▸ Short exercise: Your task is to retype the lines from the opening of the material through the line that includes "import matplotlib.pyplot as plt". Do not copy the pictures.
#### Stored data ####
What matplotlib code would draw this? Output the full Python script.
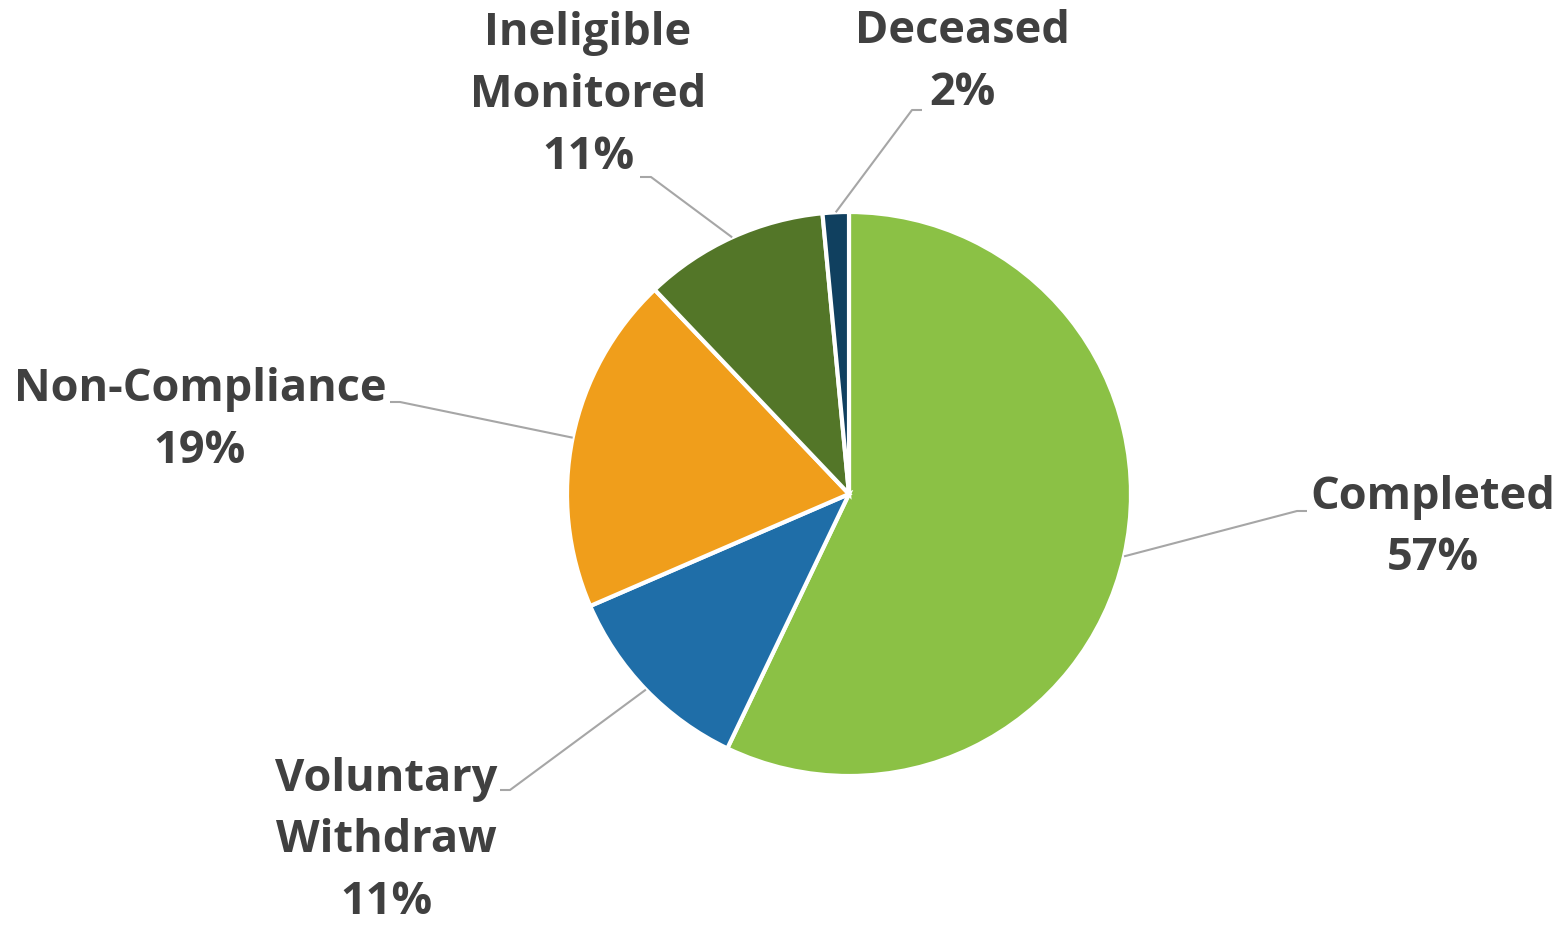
import numpy as np
import matplotlib.pyplot as plt

# slice order runs clockwise from 12 o'clock
labels = ["Completed", "Voluntary\nWithdraw", "Non-Compliance", "Ineligible\nMonitored", "Deceased"]
shares = [57.1, 11.4, 19.4, 10.6, 1.5]
pct_text = ["57%", "11%", "19%", "11%", "2%"]
colors = ["#8BC145", "#1F6EA8", "#F09E1B", "#537628", "#10405F"]

W, H = 1561, 927
CX, CY, R = 849, H - 494, 282

# label block centres and leader elbows (pixel layout, y from top)
label_pos = [(1433, 528), (386, 841), (200, 420), (588, 95), (962, 62)]
elbows = [((1297, 511), (1307, 511)),
          ((510, 790), (500, 790)),
          ((400, 402), (390, 402)),
          ((651, 177), (640, 177)),
          ((912, 110), (922, 110))]

fig = plt.figure(figsize=(W / 100, H / 100), dpi=100)
ax = fig.add_axes([0, 0, 1, 1])

wedges, _ = ax.pie(shares, colors=colors, startangle=90, counterclock=False,
                   center=(CX, CY), radius=R,
                   wedgeprops=dict(edgecolor="white", linewidth=3))
# pie() resets the limits, so set the pixel frame afterwards
ax.set_xlim(0, W)
ax.set_ylim(0, H)
ax.set_aspect("equal")
ax.axis("off")

cum = np.cumsum([0] + shares[:-1])
for i, w in enumerate(wedges):
    mid = np.deg2rad((cum[i] + shares[i] / 2) / 100 * 360)
    x0 = CX + R * np.sin(mid)
    y0 = CY + R * np.cos(mid)
    (ex, ey), (hx, hy) = elbows[i]
    ax.plot([x0, ex, hx], [y0, H - ey, H - hy], color="#A6A6A6", lw=1.5,
            solid_capstyle="butt", zorder=1)
    lx, ly = label_pos[i]
    ax.text(lx, H - ly, f"{labels[i]}\n{pct_text[i]}", ha="center", va="center",
            multialignment="center", fontsize=32.5, fontweight="bold",
            family=["Open Sans", "DejaVu Sans"], color="#404040", linespacing=1.5)

fig.savefig("out.png", dpi=100)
####
▸ In response:
What matplotlib code would draw this? Output the full Python script.
import numpy as np
import matplotlib.pyplot as plt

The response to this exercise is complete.